Michael Sigman spent nearly two decades at the LA Weekly, departing as president and publisher in 2002 when management at Village Voice Media decided to make a change. He's now a music publisher and has consulted for Southland Publishing, owners of CityBeat and the Pasadena Weekly as well as other papers. I asked him via email what the ownership takeover by its former adversaries at New Times (reported last night) will mean for the LA Weekly:
LA Weekly has always been, proudly, a paper of the left. Its political/cultural stance has informed not only its opinion pieces and endorsements, but also its choice of news stories, its arts coverage, even the tone of its calendar listings. There's always been lots of diversity among Weekly writers and editors, but the core voice of the paper has been recognizably progressive. And this voice has also played a major role -- at least it did until I left in 2002 -- in the culture of the paper, influencing everything from management style to charitable endeavors to involvement with the community.

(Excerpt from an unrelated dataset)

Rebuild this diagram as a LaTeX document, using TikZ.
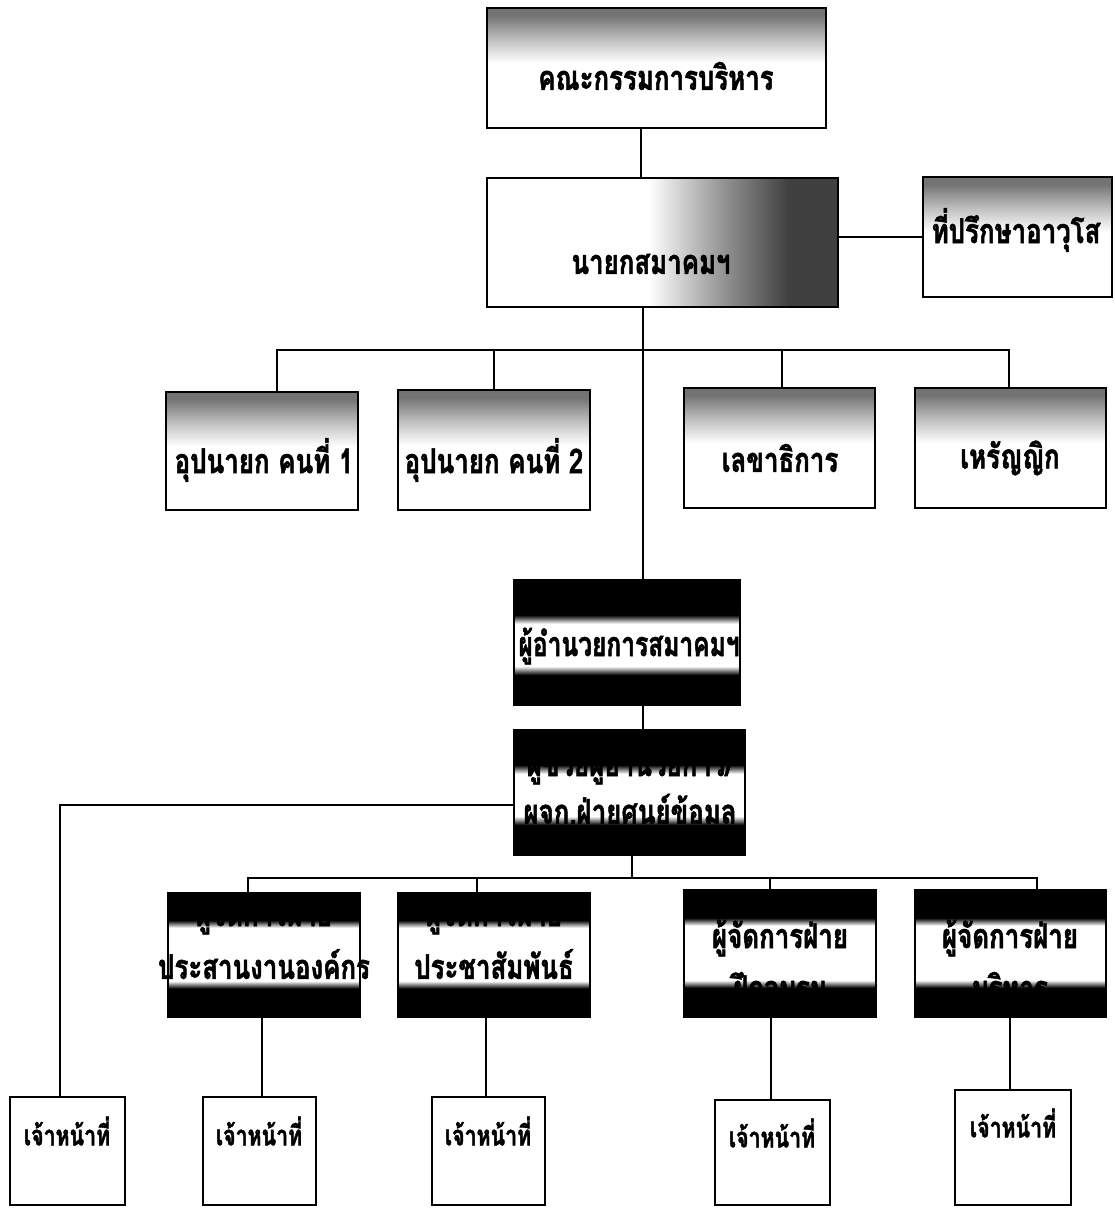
\documentclass[tikz,border=0pt]{standalone}
\usepackage{fontspec}
\newfontfamily\thaifont[Script=Thai, FakeStretch=0.76, FakeBold=1.5]{Loma}
\usetikzlibrary{fit}
\pgfdeclareverticalshading{topfade}{100bp}{color(0bp)=(white); color(25bp)=(white); color(52bp)=(white); color(62bp)=(black!25); color(72bp)=(black!55); color(100bp)=(black!55)}
\pgfdeclarehorizontalshading{rightfade}{100bp}{color(0bp)=(white); color(25bp)=(white); color(48bp)=(white); color(58bp)=(black!40); color(68bp)=(black!75); color(100bp)=(black!75)}
\pgfdeclareverticalshading{bandD}{100bp}{color(0bp)=(black); color(37bp)=(black); color(40.5bp)=(white); color(57.5bp)=(white); color(61bp)=(black); color(100bp)=(black)}
\pgfdeclareverticalshading{bandH}{100bp}{color(0bp)=(black); color(36.5bp)=(black); color(39.5bp)=(white); color(61bp)=(white); color(64bp)=(black); color(100bp)=(black)}
\tikzset{
  box/.style={draw=black, line width=2pt, inner sep=0pt, outer sep=0pt},
  gbox/.style={box, shading=topfade},
  hbox/.style={box, shading=rightfade},
  dbox/.style={box, shading=bandD},
  ebox/.style={box, shading=bandH},
  wbox/.style={box, fill=white},
  txt/.style={inner sep=0pt, text=black, font=\thaifont\bfseries\fontsize{34}{40}\selectfont},
  stxt/.style={inner sep=0pt, text=black, font=\thaifont\bfseries\fontsize{28}{33}\selectfont},
  conn/.style={draw=black, line width=1.8pt}
}
\begin{document}
\begin{tikzpicture}[x=1pt, y=-1pt]
\useasboundingbox[fill=white] (0,0) rectangle (1115,1208);
% boxes
\node[gbox, fit={(487,8) (826,128)}] (A) {};
\node[hbox, fit={(487,178) (838,307)}] (B) {};
\node[gbox, fit={(923,177) (1112,297)}] (C) {};
\node[gbox, fit={(166,392) (358,510)}] (E1) {};
\node[gbox, fit={(398,390) (590,510)}] (E2) {};
\node[gbox, fit={(684,388) (875,508)}] (E3) {};
\node[gbox, fit={(915,388) (1106,508)}] (E4) {};
\node[dbox, fit={(514,580) (740,705)}] (D) {};
\node[dbox, fit={(514,730) (745,855)}] (F) {};
\node[ebox, fit={(168,893) (360,1017)}] (H1) {};
\node[ebox, fit={(398,893) (590,1017)}] (H2) {};
\node[ebox, fit={(684,890) (876,1017)}] (H3) {};
\node[ebox, fit={(915,890) (1106,1017)}] (H4) {};
\node[wbox, fit={(10,1097) (125,1205)}] (G1) {};
\node[wbox, fit={(203,1097) (316,1205)}] (G2) {};
\node[wbox, fit={(432,1097) (545,1205)}] (G3) {};
\node[wbox, fit={(715,1100) (830,1205)}] (G4) {};
\node[wbox, fit={(955,1090) (1071,1205)}] (G5) {};
% texts
\node[txt] (tA) at (656,76) {คณะกรรมการบริหาร};
\node[txt] (tB) at (651,264) {นายกสมาคมฯ};
\node[txt] (tC) at (1016,230) {ที่ปรึกษาอาวุโส};
\node[txt] (tE1) at (264,460) {อุปนายก คนที่ 1};
\node[txt] (tE2) at (494,460) {อุปนายก คนที่ 2};
\node[txt] (tE3) at (780,458) {เลขาธิการ};
\node[txt] (tE4) at (1010,458) {เหรัญญิก};
\node[txt, xscale=0.95] (tD) at (629,646) {ผู้อำนวยการสมาคมฯ};
\node[txt] (tF1) at (630,766) {ผู้ช่วยผู้อำนวยการ/};
\node[txt] (tF2) at (630,813) {ผจก.ฝ่ายศูนย์ข้อมูล};
\node[txt] (tH1a) at (264,916) {ผู้จัดการฝ่าย};
\node[txt] (tH1b) at (264,964) {ประสานงานองค์กร};
\node[txt] (tH2a) at (494,916) {ผู้จัดการฝ่าย};
\node[txt] (tH2b) at (494,964) {ประชาสัมพันธ์};
\node[txt] (tH3a) at (780,938) {ผู้จัดการฝ่าย};
\node[txt] (tH3b) at (780,986) {ฝึกอบรม};
\node[txt] (tH4a) at (1010,938) {ผู้จัดการฝ่าย};
\node[txt] (tH4b) at (1010,986) {บริหาร};
\node[stxt] (tG1) at (67,1131) {เจ้าหน้าที่};
\node[stxt] (tG2) at (259,1131) {เจ้าหน้าที่};
\node[stxt] (tG3) at (488,1131) {เจ้าหน้าที่};
\node[stxt] (tG4) at (772,1133) {เจ้าหน้าที่};
\node[stxt] (tG5) at (1013,1123) {เจ้าหน้าที่};
% helper coordinates
\coordinate (vA) at (641,0);
\coordinate (vB) at (643,0);
\coordinate (vF) at (632,0);
\coordinate (bus1) at (0,350);
\coordinate (bus2) at (0,878);
\coordinate (fy) at (0,805);
\coordinate (e1x) at (277,0);
\coordinate (e2x) at (494,0);
\coordinate (e3x) at (782,0);
\coordinate (e4x) at (1009,0);
\coordinate (h1x) at (248,0);
\coordinate (h2x) at (477,0);
\coordinate (h3x) at (770,0);
\coordinate (h4x) at (1037,0);
\coordinate (g1x) at (60,0);
\coordinate (g2x) at (262,0);
\coordinate (g3x) at (486,0);
\coordinate (g4x) at (771,0);
\coordinate (g5x) at (1010,0);
% connectors
\draw[conn] (A.south -| vA) -- (B.north -| vA);
\draw[conn] (B.east |- C.west) -- (C.west);
\draw[conn] (B.south -| vB) -- (D.north -| vB);
\draw[conn] (E1.north -| e1x) -- (bus1 -| e1x) -- (bus1 -| e4x) -- (E4.north -| e4x);
\draw[conn] (E2.north -| e2x) -- (bus1 -| e2x);
\draw[conn] (E3.north -| e3x) -- (bus1 -| e3x);
\draw[conn] (D.south -| vB) -- (F.north -| vB);
\draw[conn] (F.west |- fy) -- (fy -| g1x) -- (G1.north -| g1x);
\draw[conn] (F.south -| vF) -- (bus2 -| vF);
\draw[conn] (H1.north -| h1x) -- (bus2 -| h1x) -- (bus2 -| h4x) -- (H4.north -| h4x);
\draw[conn] (H2.north -| h2x) -- (bus2 -| h2x);
\draw[conn] (H3.north -| h3x) -- (bus2 -| h3x);
\draw[conn] (H1.south -| g2x) -- (G2.north -| g2x);
\draw[conn] (H2.south -| g3x) -- (G3.north -| g3x);
\draw[conn] (H3.south -| g4x) -- (G4.north -| g4x);
\draw[conn] (H4.south -| g5x) -- (G5.north -| g5x);
\end{tikzpicture}
\end{document}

With New Times in control, I think that will change significantly. New Times is a far more top-down organization than VVM. The Weekly's editor will report to Mike Lacey, a passionate editor who's made no secret over the years -- especially during the time he oversaw LA New Times -- of his editorial vision, including his contempt for the Weekly's brand of journalism. And beyond editorial content, the way that New Times does business -- with all kinds of centralized, specific systems and methods of how to do just about everything -- can't help but be a shock to the Weekly's system.
When New Times takes over a paper, they frequently make immediate, dramatic changes in personnel and procedures. They've never run anything as big as LA Weekly or Village Voice, and since they are smart operators, the changes this time will undoubtedly be more gradual. But a year from now LA Weekly will likely be a very different paper, with a very different culture.
In a 2003 story in the LA Weekly, Sigman said that when New Times published a free paper in Los Angeles it tried to kill off the Weekly:
New Times Los Angeles [paid] relatively high salaries to snare able journalists and competed with the Weekly — and sometimes the L.A. Times — for stories, distribution and advertising dollars.
“New Times spent a fortune on staff and promotion,” said former L.A. Weekly publisher Michael Sigman, who is now a music publisher. “New Times tried to kill the Weekly head-on with the same demographic, just by thinking they were better and sharper and knew the town better. And that was a mistake.”